Under this fat tail scenario, the opposition Pakistan Muslim League-Nawaz uses the economic crisis to mobilize demonstrations that pit police and protesters in heated conflict. Militants continue to spread their influence beyond the tribal areas and northwest frontier province, and tensions come to a boil. As in the 1990s, the military intervenes, ousting President Asif Ali Zardari and the PPP-led government and establishing a caretaker regime that it can control.

This scenario would have serious implications for the United States, India, and Afghanistan — and for foreign investors. Despite calls for caution from the Obama administration, the Democratic-led Congress would denounce the move and might well halt badly needed aid to the country. The Indian government would keep a military-dominated regime at arms length, as would Afghanistan, where the influence of the Taliban — and exported terrorism — would grow. In the near term, the Pakistani military would re-establish civil order. But over the longer term, the ongoing battle to restore democracy in Pakistan would again bring potentially deadly tensions to a head.

2. Ukraine turns to Russia

There’s an increased risk in coming months that economic crisis will force Ukraine to turn to Russia — and away from the European union and other western institutions — for financial help. Under this scenario, political rivalries among Prime Minister Yulia Tymoshenko, President Viktor Yushchenko, and opposition leader Viktor Yanukovych lead to a failure to implement IMF loan terms, delaying the IMF’s release of significant portions of the agreed $16.4 billion loan. Tymoshenko’s government then finds itself unable to help struggling companies and banks or to handle the fallout from rising unemployment and falling wages. As public anger spills into the streets, Tymoshenko turns to Moscow for emergency loans. Russia demands tough political and economic concessions that give the Kremlin greater leverage within Ukraine’s economy and domestic politics — and leaves Ukraine more dependent than ever on Russian gas exports.

Tymoshenko’s talks with Moscow fuel a backlash by supporters in western Ukraine, the section of the country most mistrustful of Moscow. President Yushchenko, sensing an opportunity to score points at her expense, orders an investigation. This sets off a new round of political infighting that further complicates cooperation with the IMF. The resulting turmoil leaves investors wondering about the reliability of their Ukrainian business partners — and complicates the IMF’s ability to help. To satisfy Russian demands and address the immediate crisis, Tymoshenko’s government turns away from talks on a free trade agreement with the EU. Investor-friendly reforms stall, and prospects for an all-out balkanization of Ukraine along west/southeast ethno-cultural, religious, and linguistic lines grow.

3. Russia’s palace coup

This scenario implies that the Russian government faces low global commodity prices throughout 2009 as the country’s domestic economy contracts more sharply than expected. Beginning in the one-company towns in the Urals and Siberia, large-scale protests triggered by lost jobs, lost wages, a weak ruble, and bank failures spread to Moscow and St. Petersburg.

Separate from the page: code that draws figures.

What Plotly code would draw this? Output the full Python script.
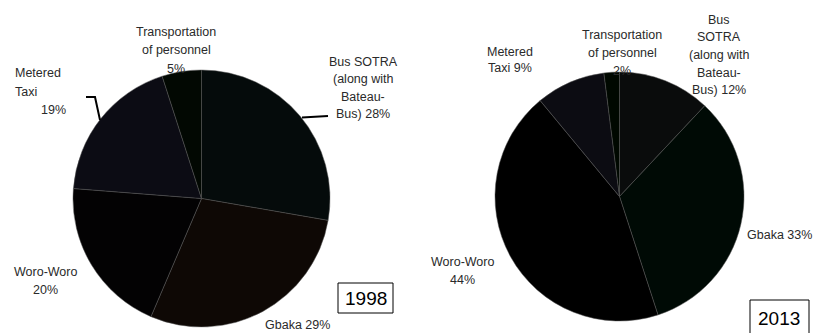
import plotly.graph_objects as go

W, H = 814, 333

categories = ["Bus SOTRA (along with Bateau-Bus)", "Gbaka", "Woro-Woro", "Metered Taxi", "Transportation of personnel"]
values_1998 = [28, 29, 20, 19, 5]
values_2013 = [12, 33, 44, 9, 2]
years = ["1998", "2013"]
colors_1998 = ["#050b0b", "#0e0805", "#030203", "#0c0c14", "#020802"]
colors_2013 = ["#0a0c0c", "#000a05", "#000000", "#0c0c12", "#000800"]


def px(x):
    return x / W


def py(y):
    return 1 - y / H


fig = go.Figure()

fig.add_trace(go.Pie(
    labels=categories, values=values_1998, sort=False, direction="clockwise",
    rotation=0, textinfo="none", hoverinfo="label+percent",
    marker=dict(colors=colors_1998, line=dict(color="#555555", width=0.5)),
    domain=dict(x=[px(73), px(330)], y=[py(327), py(70)]),
    showlegend=False,
))
fig.add_trace(go.Pie(
    labels=categories, values=values_2013, sort=False, direction="clockwise",
    rotation=0, textinfo="none", hoverinfo="label+percent",
    marker=dict(colors=colors_2013, line=dict(color="#555555", width=0.5)),
    domain=dict(x=[px(495), px(744)], y=[py(321), py(72)]),
    showlegend=False,
))

lab_font = dict(family="Liberation Sans, Arial, sans-serif", size=12.5, color="#2a2a2a")

# (lines, x, first-line y, line spacing, align)
labels = [
    # 1998
    (["Transportation", "of personnel", f"{values_1998[4]}%"], 176, 32, 18.5, "center"),
    (["Bus SOTRA", "(along with", "Bateau-", f"Bus) {values_1998[0]}%"], 363, 62, 17.4, "center"),
    (["Metered", "Taxi"], 13, 73, 19, "left"),
    ([f"{values_1998[3]}%"], 53, 110, 17, "center"),
    (["Woro-Woro", f"{values_1998[2]}%"], 45, 272, 18, "center"),
    ([f"Gbaka {values_1998[1]}%"], 297, 325, 17, "center"),
    # 2013
    (["Metered", f"Taxi {values_2013[3]}%"], 510, 52, 16.5, "center"),
    (["Transportation", "of personnel", f"{values_2013[4]}%"], 622, 35, 18, "center"),
    (["Bus", "SOTRA", "(along with", "Bateau-", f"Bus) {values_2013[0]}%"], 719, 20, 17.5, "center"),
    ([f"Gbaka {values_2013[1]}%"], 779, 235, 17, "center"),
    (["Woro-Woro", f"{values_2013[2]}%"], 462, 262, 18, "center"),
]

annotations = []
for lines, x, y0, dy, align in labels:
    for i, line in enumerate(lines):
        annotations.append(dict(
            text=line, x=px(x), y=py(y0 + i * dy), xref="paper", yref="paper",
            xanchor=align, yanchor="middle", showarrow=False,
            font=lab_font,
        ))

# year boxes
annotations.append(dict(text=years[0], x=px(366), y=py(298), xref="paper", yref="paper",
                        showarrow=False, xanchor="center", yanchor="middle",
                        font=dict(family="Liberation Sans, Arial, sans-serif", size=19, color="#000")))
annotations.append(dict(text=years[1], x=px(779), y=py(318), xref="paper", yref="paper",
                        showarrow=False, xanchor="center", yanchor="middle",
                        font=dict(family="Liberation Sans, Arial, sans-serif", size=19, color="#000")))

shapes = [
    dict(type="rect", xref="paper", yref="paper", x0=px(338), x1=px(393), y0=py(313), y1=py(283),
         line=dict(color="#000", width=1), fillcolor="white"),
    dict(type="rect", xref="paper", yref="paper", x0=px(750), x1=px(809), y0=py(340), y1=py(300),
         line=dict(color="#000", width=1), fillcolor="white"),
    # leader lines
    dict(type="path", xref="paper", yref="paper",
         path=f"M {px(86)},{py(97)} L {px(95)},{py(97)} L {px(100)},{py(120)}",
         line=dict(color="#000", width=2)),
    dict(type="line", xref="paper", yref="paper", x0=px(302), y0=py(117.5), x1=px(328), y1=py(116),
         line=dict(color="#000", width=2)),
]

fig.update_layout(
    width=W, height=H, margin=dict(l=0, r=0, t=0, b=0),
    paper_bgcolor="white", plot_bgcolor="white",
    annotations=annotations, shapes=shapes,
)

fig.write_html("out.html")
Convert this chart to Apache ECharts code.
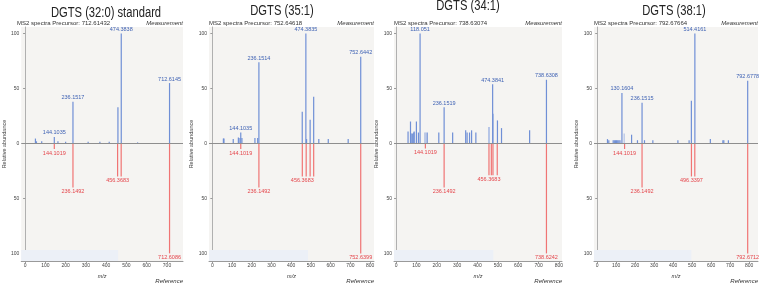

The boldest and best-connected of the hard-line "security vertical" (the siloviki) lead nationalists, communists, and garden-variety political opportunists in a bid to oust liberal officials, from finance minister Alexei Kudrin to President Dmitry Medvedev.

Prime Minister Putin decides to ride this populist wave and replaces western- and market-friendly technocrats with siloviki-sponsored placeholders. Putin completes the purge with calls for presidential and Duma elections, reclaims the presidency, and implements siloviki-inspired hard-line economic and foreign policies.

Russian politics takes a much more authoritarian turn, the state exercises much greater control of key economic sectors, and foreign policy becomes more belligerent and less predictable — with worrisome implications for Ukraine and Georgia, as well as American and European policymakers. On the economic front, capital flight intensifies, investment falls, and the equity market collapses. The government reintroduces formal capital controls with a wave of partial nationalizations of at-risk companies. The Kremlin’s historic conflict with Russia’s regional elites reappears, particularly in the most resource-rich parts of the country.

4. Mexico’s corruption crisis

In Mexico, corruption is uncovered involving a senior cabinet minister or a member of the president’s inner circle taking bribes from drug traffickers. The resulting scandal discredits President Felipe Calderon’s hard-line stance against organized crime, igniting intense public criticism and presenting the opposition Institutional Revolutionary Party (PRI) and Democratic Revolution Party (PRD) with a rare political opportunity. Both parties call for the president’s head. Opposition governors and mayors join their party leaders, partly to divert attention from their own failure to reduce narco-trafficking violence and to protect living standards during the economic downturn. To deflect criticism, they organize large-scale street protests in state capitals and in Mexico City. Against a backdrop of deteriorating economic conditions and declining standards of living, the resulting political firestorm forces Calderon’s resignation.

Popular confidence in the federal government sinks to an all-time low, undermining the ability of Calderon’s successor to get anything done. The new president, appointed by lawmakers during a joint congressional session, is less market-friendly than his predecessor, stalling progress on structural economic reforms. Over the longer term, the resurgence of the PRI undermines the strategy of aggressive action against organized crime.

5. Nigeria’s federation disintegrates

The fat tail here involves the disintegration of Nigeria’s fragile democracy. President Umaru Yar’Adua’s illnesses force him from office. The succession process stokes tensions, as northern Muslim governors demand that Vice President Goodluck Jonathan, a southerner and Christian from the Niger delta region, be denied the presidency. As the global recession adds to budgetary strains, several of the delta’s ethnic militias unite to shut in more than 500,000 barrels per day, cutting Nigeria’s production, which accounts for about 8 percent of U.S. supply, in half. The military moves into the area in huge numbers, deepening the conflict in the oil-rich region.

Fights between northern Muslims and southern Christians take on lives of their own, and a steep drop in the oil revenue that holds the country together breaks Nigeria into ethnic enclaves. Northern Muslim states adopt Sharia law and oil-producing southern states move to secede. The break-up of Nigeria then generates regional security crises, as tens of thousands of refugees flee the country, upsetting the ethnic balance in neighboring countries.